Lucia Berlin – La donna che scriveva racconti

Un attimo solo. Lasciate che vi spieghi… È una vita che mi capita di trovarmi in queste situazioni, come quella mattina con lo psichiatra. Lui alloggiava nel cottage dietro casa mia, mentre la sua nuova casa veniva ristrutturata. Aveva un aspetto davvero gradevole, diciamo pure che era un bell’uomo, e naturalmente io volevo fare una buona impressione, avevo pensato di portargli i miei brownies, ma non volevo sembrare aggressiva. Una mattina, poco dopo l’alba, stavo come al solito sorseggiando il caffè e guardando fuori dalla finestra verso il mio giardino, che in quel momento era meraviglioso: piselli odorosi, delfinium, cosmee. Mi sentivo, be’, mi sentivo piena di gioia… Ma perché esito nel raccontarvi questa cosa? Non vorrei apparire sentimentale, ci tengo a fare buona impressione.

DUE PAROLE

Inizialmente colpito dalla freschezza con cui Lucia Berlin solcava le pagine, sono stato piacevolmente attratto da un mondo molto Americano, tanto leggero quanto sagace. Ho perso, lungo la via, l’entusiasmo iniziale. Causa ripetitività dei temi e delle situazioni. Ma ciò non varia il giudizio generale che i racconti mi hanno lasciato.
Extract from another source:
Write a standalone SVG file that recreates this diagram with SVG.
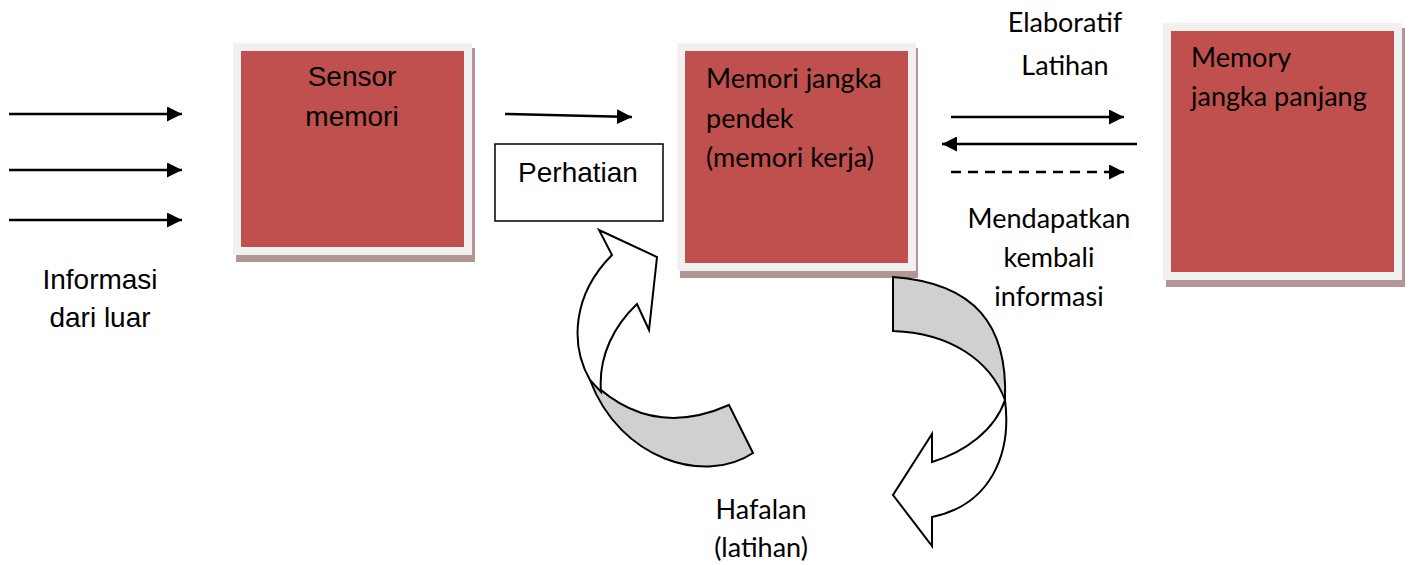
<svg xmlns="http://www.w3.org/2000/svg" width="1410" height="565" viewBox="0 0 1410 565">
<style>
.frame{fill:#f1f1f1}
.shadow{fill:#b39595}
.red{fill:#c0504d}
.ar{font-family:"Liberation Sans",Arial,sans-serif;font-size:28px;fill:#000}
.ca{font-family:Lato,"Open Sans",sans-serif;font-size:27px;fill:#000}
.ln{stroke:#000;stroke-width:2.5;fill:none}
.curve{stroke:#000;stroke-width:2;stroke-linejoin:miter}
</style>
<defs>
<marker id="ah" markerUnits="userSpaceOnUse" markerWidth="16" markerHeight="15" refX="15" refY="7.5" orient="auto">
<path d="M0,0 L15,7.5 L0,15 Z" fill="#000"/>
</marker>
</defs>
<rect width="1410" height="565" fill="#fff"/>

<g id="sensor">
<rect class="shadow" x="236" y="48" width="239" height="214"/>
<rect class="frame" x="233" y="43" width="239" height="212"/>
<rect class="red" x="241" y="51" width="223" height="196"/>
<text class="ar" x="352" y="86" text-anchor="middle">Sensor</text>
<text class="ar" x="352" y="126" text-anchor="middle">memori</text>
</g>

<g id="stm">
<rect class="shadow" x="680" y="48" width="238" height="230"/>
<rect class="frame" x="677" y="43" width="239" height="228"/>
<rect class="red" x="685" y="51" width="223" height="212"/>
<text class="ca" x="706" y="88">Memori jangka</text>
<text class="ca" x="706" y="128">pendek</text>
<text class="ca" x="706" y="167">(memori kerja)</text>
</g>

<g id="ltm">
<rect class="shadow" x="1166" y="28" width="239" height="259"/>
<rect class="frame" x="1163" y="23" width="239" height="257"/>
<rect class="red" x="1171" y="31" width="223" height="241"/>
<text class="ca" x="1191" y="67">Memory</text>
<text class="ca" x="1191" y="106">jangka panjang</text>
</g>

<g id="perhatian">
<rect x="495" y="144" width="168" height="77" fill="#fff" stroke="#000" stroke-width="1.5"/>
<text class="ar" x="578" y="182" text-anchor="middle">Perhatian</text>
</g>

<g id="input-label">
<text class="ar" x="100" y="289" text-anchor="middle">Informasi</text>
<text class="ar" x="100" y="327" text-anchor="middle">dari luar</text>
</g>

<g id="labels">
<text class="ca" x="1065" y="32" text-anchor="middle">Elaboratif</text>
<text class="ca" x="1065" y="75" text-anchor="middle">Latihan</text>
<text class="ca" x="1049" y="228" text-anchor="middle">Mendapatkan</text>
<text class="ca" x="1049" y="267" text-anchor="middle">kembali</text>
<text class="ca" x="1049" y="306" text-anchor="middle">informasi</text>
<text class="ca" x="761" y="519" text-anchor="middle">Hafalan</text>
<text class="ca" x="761" y="557" text-anchor="middle">(latihan)</text>
</g>

<g id="connectors">
<line class="ln" x1="9" y1="114" x2="182" y2="114" marker-end="url(#ah)"/>
<line class="ln" x1="9" y1="170" x2="182" y2="170" marker-end="url(#ah)"/>
<line class="ln" x1="9" y1="220" x2="182" y2="220" marker-end="url(#ah)"/>
<line class="ln" x1="505" y1="114" x2="632" y2="117" marker-end="url(#ah)"/>
<line class="ln" x1="951" y1="117" x2="1124" y2="117" marker-end="url(#ah)"/>
<line class="ln" x1="1137" y1="144" x2="942" y2="144" marker-end="url(#ah)"/>
<line class="ln" x1="951" y1="172" x2="1124" y2="172" stroke-dasharray="10,7" marker-end="url(#ah)"/>

<g id="loop-hafalan">
<path class="curve" fill="#d0d0d0" d="M590,380 Q650,440 729,405 L753,453 C705,485 620,460 590,380 Z"/>
<path class="curve" fill="#fff" d="M590,380 C570,345 572,295 612,255 L599,230 L657,257 L649,330 L637,304 C615,325 598,355 601,392 Z"/>
</g>
<g id="loop-retrieve">
<path class="curve" fill="#d0d0d0" d="M893,277 C975,283 1008,325 1005,400 C990,360 950,333 893,331 Z"/>
<path class="curve" fill="#fff" d="M1005,400 C1012,455 990,505 932,517 L932,546 L893,495 L932,434 L932,462 C965,452 995,430 1005,400 Z"/>
</g>
</g>
</svg>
Lasciano, tanto incisivi quanto i personaggi che li rappresentano, un definito ricordo di uomini e situazioni. Dai ricorsivi eccessi d’alcool e tenerezza di alcuni protagonisti, alla tenacia della donna infermiera, pronta a servire il prossimo. Tanti e tanti personaggi marginali. I nativi americani, i latini, le donne e le spose. Scena più riuscita dell’insieme: il nonno dentista che si estirpa la dentatura annegandola nel whisky. Il gran dono di questo libro, che poi è proprio uno dei vantaggi della lettura, è quello di aver vissuto in Lucia, nel suo perspicace modo di guardare  descrivere il mondo. Assecondo la sua frase, la più riuscita del romanzo, manifesto di ogni lettore e ancor più di ogni scrittore: “Che meraviglia poter osservare noi stessi”.